> [COLLECTED MATERIAL]
☆ ☆ ☆ ☆
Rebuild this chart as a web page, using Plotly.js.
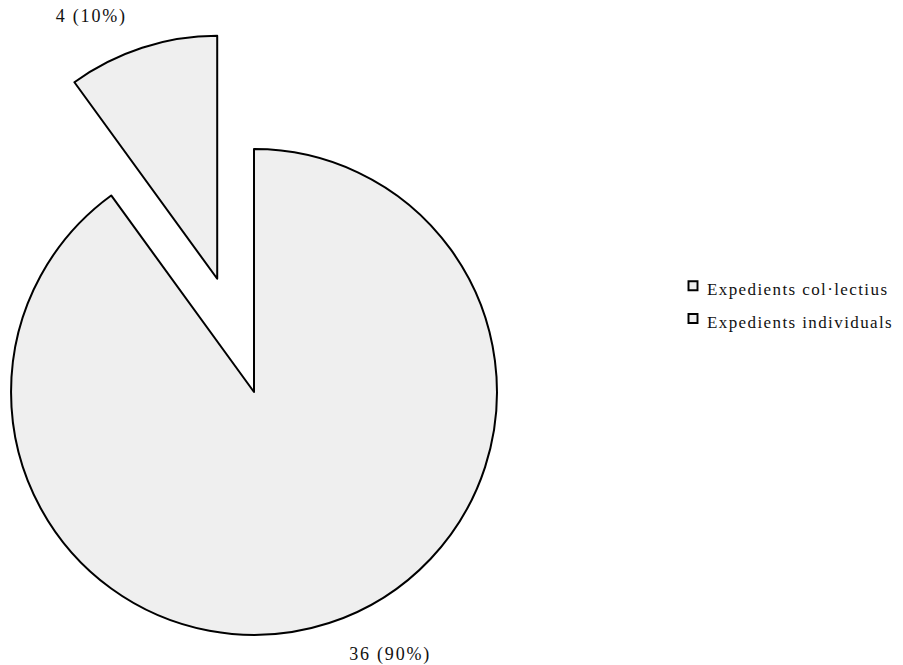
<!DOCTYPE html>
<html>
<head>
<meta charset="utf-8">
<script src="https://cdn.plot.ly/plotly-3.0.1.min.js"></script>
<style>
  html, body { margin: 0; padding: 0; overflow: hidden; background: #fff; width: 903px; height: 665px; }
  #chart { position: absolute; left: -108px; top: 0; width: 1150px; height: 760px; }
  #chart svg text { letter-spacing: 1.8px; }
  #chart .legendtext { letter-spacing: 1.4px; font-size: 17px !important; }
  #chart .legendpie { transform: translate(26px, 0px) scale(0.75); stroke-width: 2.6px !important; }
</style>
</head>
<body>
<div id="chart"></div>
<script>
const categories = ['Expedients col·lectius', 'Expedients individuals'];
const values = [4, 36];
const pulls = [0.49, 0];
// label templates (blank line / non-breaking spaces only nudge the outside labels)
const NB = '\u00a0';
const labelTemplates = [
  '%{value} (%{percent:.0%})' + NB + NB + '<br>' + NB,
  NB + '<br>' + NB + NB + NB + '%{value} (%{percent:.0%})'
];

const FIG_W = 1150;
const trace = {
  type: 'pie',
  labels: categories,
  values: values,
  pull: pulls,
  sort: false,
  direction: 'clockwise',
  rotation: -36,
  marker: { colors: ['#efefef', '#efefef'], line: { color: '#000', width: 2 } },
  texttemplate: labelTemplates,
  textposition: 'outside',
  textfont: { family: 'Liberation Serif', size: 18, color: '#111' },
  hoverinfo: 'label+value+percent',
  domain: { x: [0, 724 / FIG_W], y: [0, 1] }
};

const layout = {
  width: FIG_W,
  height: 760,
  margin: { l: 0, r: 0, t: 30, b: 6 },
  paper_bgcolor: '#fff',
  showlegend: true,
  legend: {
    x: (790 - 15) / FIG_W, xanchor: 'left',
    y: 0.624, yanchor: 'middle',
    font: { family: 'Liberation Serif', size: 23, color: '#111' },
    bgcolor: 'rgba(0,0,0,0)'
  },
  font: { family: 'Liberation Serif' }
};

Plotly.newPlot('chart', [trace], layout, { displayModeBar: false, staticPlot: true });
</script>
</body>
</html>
☆ ☆ ☆ ☆
> [DO THIS]
How many lines in the listing contain "chart"? Answer with the number alone.

> [WRITTEN SOLUTION]
7